Question 5: "For boys, high-level competition is about take no prisoners, and let us not forget, girls are not rewarded for having a take-no-prisoners mentality, girls who have a take-no-prisoners mentality are punished," said Mary Jo Kane, director of the Tucker Center for Research on Girls and Women in Sport, at the University of Minnesota. This is chess, for pete’s sake, not gladiatorial combat. Women overcame social conditioning to become athletes, CEOs, pugilists, firefighters, soldiers and senators, but they can't play chess because it's not lady-like?

Question 6: "Many players said that they were the only girls in their schools' chess clubs, and that their female friends were too busy with ballet or soccer to learn a game they saw as boring." In our attention deficit world, how is it that greater numbers of boys than girls can sit quietly in front of a boring game?

OK, I got that off my chest.
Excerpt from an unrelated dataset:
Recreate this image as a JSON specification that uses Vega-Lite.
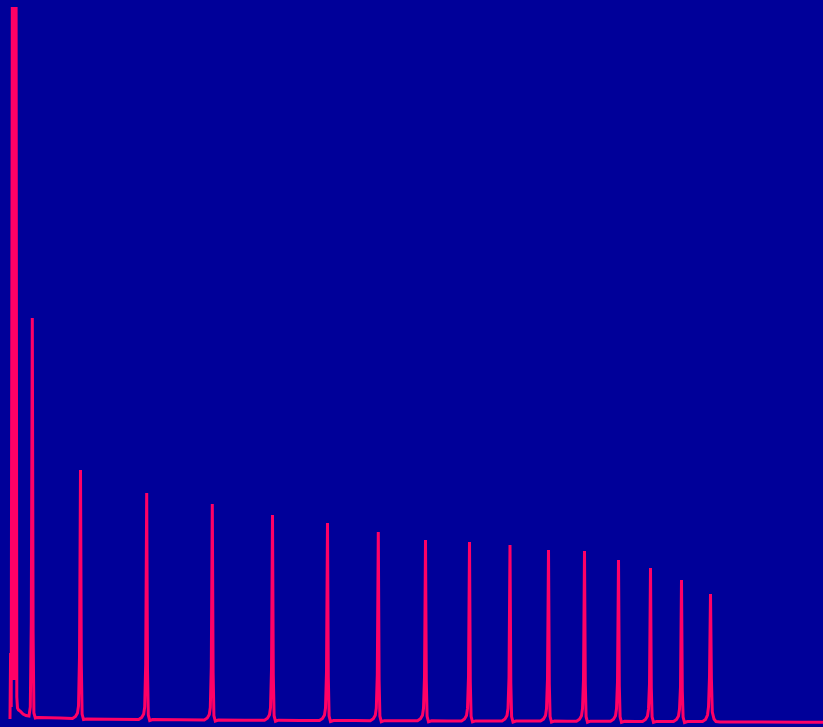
{
  "$schema": "https://vega.github.io/schema/vega-lite/v6.json",
  "width": 823,
  "height": 727,
  "autosize": {"type": "none"},
  "padding": 0,
  "background": "#000099",
  "config": {"view": {"stroke": null}},
  "data": {"values": [
    {"x": 10, "y": 8}, {"x": 10.6, "y": 74}, {"x": 11.2, "y": 20},
    {"x": 12.3, "y": 720}, {"x": 12.9, "y": 47}, {"x": 13.5, "y": 720}, {"x": 14.1, "y": 47}, {"x": 14.7, "y": 720}, {"x": 15.3, "y": 47}, {"x": 16.1, "y": 720},
    {"x": 16.8, "y": 30}, {"x": 17.5, "y": 19}, {"x": 18.5, "y": 17}, {"x": 20, "y": 16}, {"x": 23, "y": 13}, {"x": 26, "y": 11.5}, {"x": 29, "y": 11},
    {"x": 30.3, "y": 20}, {"x": 31.3, "y": 105}, {"x": 32.3, "y": 409}, {"x": 33.1, "y": 95}, {"x": 33.9, "y": 14}, {"x": 35.3, "y": 9}, {"x": 38, "y": 9.5},
    {"x": 60, "y": 9}, {"x": 72.5, "y": 8.5}, {"x": 75.5, "y": 10.5}, {"x": 77.5, "y": 14}, {"x": 78.5, "y": 21}, {"x": 79.5, "y": 70}, {"x": 80.5, "y": 257}, {"x": 81.3, "y": 64}, {"x": 82.1, "y": 13}, {"x": 83.5, "y": 7.5}, {"x": 86.5, "y": 8},
    {"x": 110, "y": 7.8},
    {"x": 138.7, "y": 7.5}, {"x": 141.7, "y": 9.5}, {"x": 143.7, "y": 13}, {"x": 144.7, "y": 20}, {"x": 145.7, "y": 63}, {"x": 146.7, "y": 234}, {"x": 147.5, "y": 58}, {"x": 148.3, "y": 12}, {"x": 149.7, "y": 6.5}, {"x": 152.7, "y": 7.5},
    {"x": 180, "y": 7.2},
    {"x": 204.3, "y": 7}, {"x": 207.3, "y": 9}, {"x": 209.3, "y": 12.5}, {"x": 210.3, "y": 19.5}, {"x": 211.3, "y": 60}, {"x": 212.3, "y": 223}, {"x": 213.1, "y": 55}, {"x": 213.9, "y": 11.5}, {"x": 215.3, "y": 6}, {"x": 218.3, "y": 7},
    {"x": 245, "y": 6.8},
    {"x": 264.5, "y": 6.8}, {"x": 267.5, "y": 8.8}, {"x": 269.5, "y": 12.3}, {"x": 270.5, "y": 19.3}, {"x": 271.5, "y": 57}, {"x": 272.5, "y": 212}, {"x": 273.3, "y": 52}, {"x": 274.1, "y": 11.3}, {"x": 275.5, "y": 5.8}, {"x": 278.5, "y": 6.8},
    {"x": 300, "y": 6.6},
    {"x": 319.5, "y": 6.5}, {"x": 322.5, "y": 8.5}, {"x": 324.5, "y": 12}, {"x": 325.5, "y": 19}, {"x": 326.5, "y": 55}, {"x": 327.5, "y": 204}, {"x": 328.3, "y": 50}, {"x": 329.1, "y": 11}, {"x": 330.5, "y": 5.5}, {"x": 333.5, "y": 6.5},
    {"x": 355, "y": 6.4},
    {"x": 370.3, "y": 6.3}, {"x": 373.3, "y": 8.3}, {"x": 375.3, "y": 11.8}, {"x": 376.3, "y": 18.8}, {"x": 377.3, "y": 52}, {"x": 378.3, "y": 195}, {"x": 379.1, "y": 47}, {"x": 379.9, "y": 10.8}, {"x": 381.3, "y": 5.3}, {"x": 384.3, "y": 6.3},
    {"x": 402, "y": 6.2},
    {"x": 417.5, "y": 6.2}, {"x": 420.5, "y": 8.2}, {"x": 422.5, "y": 11.7}, {"x": 423.5, "y": 18.7}, {"x": 424.5, "y": 50}, {"x": 425.5, "y": 187}, {"x": 426.3, "y": 46}, {"x": 427.1, "y": 10.7}, {"x": 428.5, "y": 5.2}, {"x": 431.5, "y": 6.2},
    {"x": 448, "y": 6.1},
    {"x": 461.5, "y": 6.1}, {"x": 464.5, "y": 8.1}, {"x": 466.5, "y": 11.6}, {"x": 467.5, "y": 18.6}, {"x": 468.5, "y": 50}, {"x": 469.5, "y": 185}, {"x": 470.3, "y": 45}, {"x": 471.1, "y": 10.6}, {"x": 472.5, "y": 5.1}, {"x": 475.5, "y": 6.1},
    {"x": 490, "y": 6},
    {"x": 502, "y": 6}, {"x": 505, "y": 8}, {"x": 507, "y": 11.5}, {"x": 508, "y": 18.5}, {"x": 509, "y": 49}, {"x": 510, "y": 182}, {"x": 510.8, "y": 44}, {"x": 511.6, "y": 10.5}, {"x": 513, "y": 5}, {"x": 516, "y": 6},
    {"x": 530, "y": 5.9},
    {"x": 540.5, "y": 5.9}, {"x": 543.5, "y": 7.9}, {"x": 545.5, "y": 11.4}, {"x": 546.5, "y": 18.4}, {"x": 547.5, "y": 48}, {"x": 548.5, "y": 177}, {"x": 549.3, "y": 43}, {"x": 550.1, "y": 10.4}, {"x": 551.5, "y": 4.9}, {"x": 554.5, "y": 5.9},
    {"x": 567, "y": 5.8},
    {"x": 576.5, "y": 5.8}, {"x": 579.5, "y": 7.8}, {"x": 581.5, "y": 11.3}, {"x": 582.5, "y": 18.3}, {"x": 583.5, "y": 47.5}, {"x": 584.5, "y": 176}, {"x": 585.3, "y": 43}, {"x": 586.1, "y": 10.3}, {"x": 587.5, "y": 4.8}, {"x": 590.5, "y": 5.8},
    {"x": 602, "y": 5.7},
    {"x": 610.5, "y": 5.7}, {"x": 613.5, "y": 7.7}, {"x": 615.5, "y": 11.2}, {"x": 616.5, "y": 18.2}, {"x": 617.5, "y": 45}, {"x": 618.5, "y": 167}, {"x": 619.3, "y": 41}, {"x": 620.1, "y": 10.2}, {"x": 621.5, "y": 4.7}, {"x": 624.5, "y": 5.7},
    {"x": 635, "y": 5.6},
    {"x": 642.5, "y": 5.6}, {"x": 645.5, "y": 7.6}, {"x": 647.5, "y": 11.1}, {"x": 648.5, "y": 18.1}, {"x": 649.5, "y": 43}, {"x": 650.5, "y": 159}, {"x": 651.3, "y": 39}, {"x": 652.1, "y": 10.1}, {"x": 653.5, "y": 4.6}, {"x": 656.5, "y": 5.6},
    {"x": 666, "y": 5.5},
    {"x": 673.5, "y": 5.5}, {"x": 676.5, "y": 7.5}, {"x": 678.5, "y": 11}, {"x": 679.5, "y": 18}, {"x": 680.5, "y": 40}, {"x": 681.5, "y": 147}, {"x": 682.3, "y": 36}, {"x": 683.1, "y": 10}, {"x": 684.5, "y": 4.5}, {"x": 687.5, "y": 5.5},
    {"x": 696, "y": 5.4},
    {"x": 702.5, "y": 5.4}, {"x": 705.5, "y": 7.4}, {"x": 707.5, "y": 12}, {"x": 708.5, "y": 20}, {"x": 709.5, "y": 50}, {"x": 710.5, "y": 133}, {"x": 711.4, "y": 48}, {"x": 712.3, "y": 15}, {"x": 714, "y": 8}, {"x": 716, "y": 5.4}, {"x": 720, "y": 5},
    {"x": 760, "y": 5}, {"x": 800, "y": 4.8}, {"x": 823, "y": 4.8}
  ]},
  "mark": {"type": "line", "color": "#ff0066", "strokeWidth": 3, "strokeJoin": "miter"},
  "encoding": {
    "x": {"field": "x", "type": "quantitative", "axis": null, "scale": {"domain": [0, 823], "nice": false, "zero": false}},
    "y": {"field": "y", "type": "quantitative", "axis": null, "scale": {"domain": [0, 727], "nice": false, "zero": false}}
  }
}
Thanks for your indulgence.

6)  Quote of the Week. "[T]he public sector provides the services and schools necessary for all people. The private sector provides the funding necessary to pay for the services. It should follow, therefore, that public sector people would want a profitable and expanding private sector. But for the very reason that the public sector is dependent on taxes collected by government, public sector people usually support higher taxes. They are generally indifferent to increased regulations. High taxes and costly regulations can hurt business, ultimately cutting both productivity and profitability, and thus weakening the private sector's ability to support the public sector…. But the hard fact remains that private sector employees can only prosper when their employers do. Their employers are the taxpayers on which the public sector employees depend. The difference is fundamental." – Bob Brown, former Montana secretary of state and life member of the AFL-CIO, commenting on the friction between public and private sector union members. (May 16 Billings Gazette)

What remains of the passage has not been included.